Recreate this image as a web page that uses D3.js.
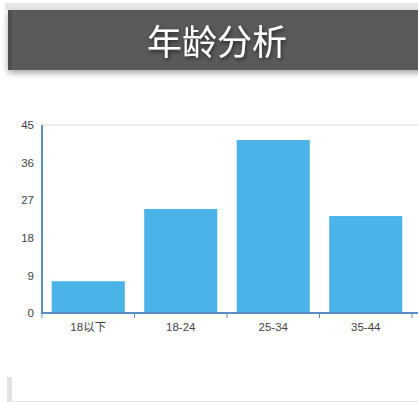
<!DOCTYPE html>
<html><head><meta charset="utf-8">
<script src="https://cdn.jsdelivr.net/npm/d3@7"></script>
<style>
html,body{margin:0;padding:0;background:#fff;overflow:hidden;}
svg{display:block;}
</style></head>
<body><svg id="c" width="418" height="402"></svg>
<script>
const title = "年龄分析";
const categories = ["18以下", "18-24", "25-34", "35-44"];
const values = [7.6, 24.9, 41.4, 23.2];
const yTicks = [0, 9, 18, 27, 36, 45];

const svg = d3.select("#c");
const W = 418, H = 402;

// header
const defs = svg.append("defs");
const f = defs.append("filter").attr("id","sh").attr("x","-10%").attr("y","-20%").attr("width","130%").attr("height","160%");
f.append("feDropShadow").attr("dx",0).attr("dy",3).attr("stdDeviation",3).attr("flood-color","#000").attr("flood-opacity",0.35);
const ts = defs.append("filter").attr("id","ts").attr("x","-10%").attr("y","-30%").attr("width","120%").attr("height","160%");
ts.append("feDropShadow").attr("dx",1).attr("dy",2).attr("stdDeviation",2).attr("flood-color","#000").attr("flood-opacity",0.6);

svg.append("rect").attr("x",5).attr("y",3).attr("width",W).attr("height",8).attr("fill","#e8e8e8");
svg.append("rect").attr("x",8).attr("y",10).attr("width",W).attr("height",60).attr("fill","#5a5a5a").attr("filter","url(#sh)");
svg.append("rect").attr("x",8).attr("y",10).attr("width",4).attr("height",60).attr("fill","#4e4e4e");
svg.append("text").attr("x",217).attr("y",55).attr("text-anchor","middle")
  .attr("font-family","'Noto Sans CJK SC', sans-serif").attr("font-size",35).attr("fill","#fff")
  .attr("filter","url(#ts)").text(title);

// chart
const x0 = 42, yTop = 125, yBot = 313;
const step = 92.5;
const x = d3.scaleBand().domain(categories).range([x0, x0 + step*categories.length]).paddingInner(0.21).paddingOuter(0.105);
const y = d3.scaleLinear().domain([0,45]).range([yBot, yTop]);

// top grid line
svg.append("line").attr("x1",x0).attr("x2",W).attr("y1",y(45)).attr("y2",y(45)).attr("stroke","#d8d8d8").attr("stroke-width",1);

svg.append("g").selectAll("rect").data(values).join("rect")
  .attr("x",(d,i)=>x(categories[i])).attr("width",x.bandwidth())
  .attr("y",d=>y(d)).attr("height",d=>yBot-y(d)).attr("fill","#4ab3e8");

// y axis
const ya = svg.append("g").attr("transform",`translate(${x0},0)`)
  .call(d3.axisLeft(y).tickValues(yTicks).tickSize(0).tickPadding(8));
ya.select(".domain").remove();
ya.selectAll("text").attr("font-family","Arial, 'Liberation Sans', sans-serif").attr("font-size",11.5).attr("fill","#444");
svg.append("line").attr("x1",x0).attr("x2",x0).attr("y1",yTop).attr("y2",yBot+1).attr("stroke","#5a8fc2").attr("stroke-width",2);

// x axis
svg.append("line").attr("x1",x0-1).attr("x2",W).attr("y1",yBot).attr("y2",yBot).attr("stroke","#5a8fc2").attr("stroke-width",2);
const bounds = categories.map(c => x(c) - x.step()*x.paddingOuter()).concat([x0 + step*categories.length]);
svg.append("g").selectAll("line").data(bounds).join("line")
  .attr("x1",d=>d).attr("x2",d=>d).attr("y1",yBot).attr("y2",yBot+5).attr("stroke","#5a8fc2").attr("stroke-width",1);
svg.append("g").selectAll("text").data(categories).join("text")
  .attr("x",d=>x(d)+x.bandwidth()/2).attr("y",yBot+18).attr("text-anchor","middle")
  .attr("font-family","Arial, 'Liberation Sans', 'Noto Sans CJK SC', sans-serif").attr("font-size",11.5).attr("fill","#444").text(d=>d);

// bottom box
svg.append("rect").attr("x",7).attr("y",377).attr("width",5).attr("height",25).attr("fill","#e2e2e2");
svg.append("line").attr("x1",7).attr("x2",W).attr("y1",401.5).attr("y2",401.5).attr("stroke","#e6e6e6");
</script></body></html>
•••
## The request:
Write the listing out a second time exactly, dropping all images.

## Written solution:
Recreate this image as a web page that uses D3.js.
<!DOCTYPE html>
<html><head><meta charset="utf-8">
<script src="https://cdn.jsdelivr.net/npm/d3@7"></script>
<style>
html,body{margin:0;padding:0;background:#fff;overflow:hidden;}
svg{display:block;}
</style></head>
<body><svg id="c" width="418" height="402"></svg>
<script>
const title = "年龄分析";
const categories = ["18以下", "18-24", "25-34", "35-44"];
const values = [7.6, 24.9, 41.4, 23.2];
const yTicks = [0, 9, 18, 27, 36, 45];

const svg = d3.select("#c");
const W = 418, H = 402;

// header
const defs = svg.append("defs");
const f = defs.append("filter").attr("id","sh").attr("x","-10%").attr("y","-20%").attr("width","130%").attr("height","160%");
f.append("feDropShadow").attr("dx",0).attr("dy",3).attr("stdDeviation",3).attr("flood-color","#000").attr("flood-opacity",0.35);
const ts = defs.append("filter").attr("id","ts").attr("x","-10%").attr("y","-30%").attr("width","120%").attr("height","160%");
ts.append("feDropShadow").attr("dx",1).attr("dy",2).attr("stdDeviation",2).attr("flood-color","#000").attr("flood-opacity",0.6);

svg.append("rect").attr("x",5).attr("y",3).attr("width",W).attr("height",8).attr("fill","#e8e8e8");
svg.append("rect").attr("x",8).attr("y",10).attr("width",W).attr("height",60).attr("fill","#5a5a5a").attr("filter","url(#sh)");
svg.append("rect").attr("x",8).attr("y",10).attr("width",4).attr("height",60).attr("fill","#4e4e4e");
svg.append("text").attr("x",217).attr("y",55).attr("text-anchor","middle")
  .attr("font-family","'Noto Sans CJK SC', sans-serif").attr("font-size",35).attr("fill","#fff")
  .attr("filter","url(#ts)").text(title);

// chart
const x0 = 42, yTop = 125, yBot = 313;
const step = 92.5;
const x = d3.scaleBand().domain(categories).range([x0, x0 + step*categories.length]).paddingInner(0.21).paddingOuter(0.105);
const y = d3.scaleLinear().domain([0,45]).range([yBot, yTop]);

// top grid line
svg.append("line").attr("x1",x0).attr("x2",W).attr("y1",y(45)).attr("y2",y(45)).attr("stroke","#d8d8d8").attr("stroke-width",1);

svg.append("g").selectAll("rect").data(values).join("rect")
  .attr("x",(d,i)=>x(categories[i])).attr("width",x.bandwidth())
  .attr("y",d=>y(d)).attr("height",d=>yBot-y(d)).attr("fill","#4ab3e8");

// y axis
const ya = svg.append("g").attr("transform",`translate(${x0},0)`)
  .call(d3.axisLeft(y).tickValues(yTicks).tickSize(0).tickPadding(8));
ya.select(".domain").remove();
ya.selectAll("text").attr("font-family","Arial, 'Liberation Sans', sans-serif").attr("font-size",11.5).attr("fill","#444");
svg.append("line").attr("x1",x0).attr("x2",x0).attr("y1",yTop).attr("y2",yBot+1).attr("stroke","#5a8fc2").attr("stroke-width",2);

// x axis
svg.append("line").attr("x1",x0-1).attr("x2",W).attr("y1",yBot).attr("y2",yBot).attr("stroke","#5a8fc2").attr("stroke-width",2);
const bounds = categories.map(c => x(c) - x.step()*x.paddingOuter()).concat([x0 + step*categories.length]);
svg.append("g").selectAll("line").data(bounds).join("line")
  .attr("x1",d=>d).attr("x2",d=>d).attr("y1",yBot).attr("y2",yBot+5).attr("stroke","#5a8fc2").attr("stroke-width",1);
svg.append("g").selectAll("text").data(categories).join("text")
  .attr("x",d=>x(d)+x.bandwidth()/2).attr("y",yBot+18).attr("text-anchor","middle")
  .attr("font-family","Arial, 'Liberation Sans', 'Noto Sans CJK SC', sans-serif").attr("font-size",11.5).attr("fill","#444").text(d=>d);

// bottom box
svg.append("rect").attr("x",7).attr("y",377).attr("width",5).attr("height",25).attr("fill","#e2e2e2");
svg.append("line").attr("x1",7).attr("x2",W).attr("y1",401.5).attr("y2",401.5).attr("stroke","#e6e6e6");
</script></body></html>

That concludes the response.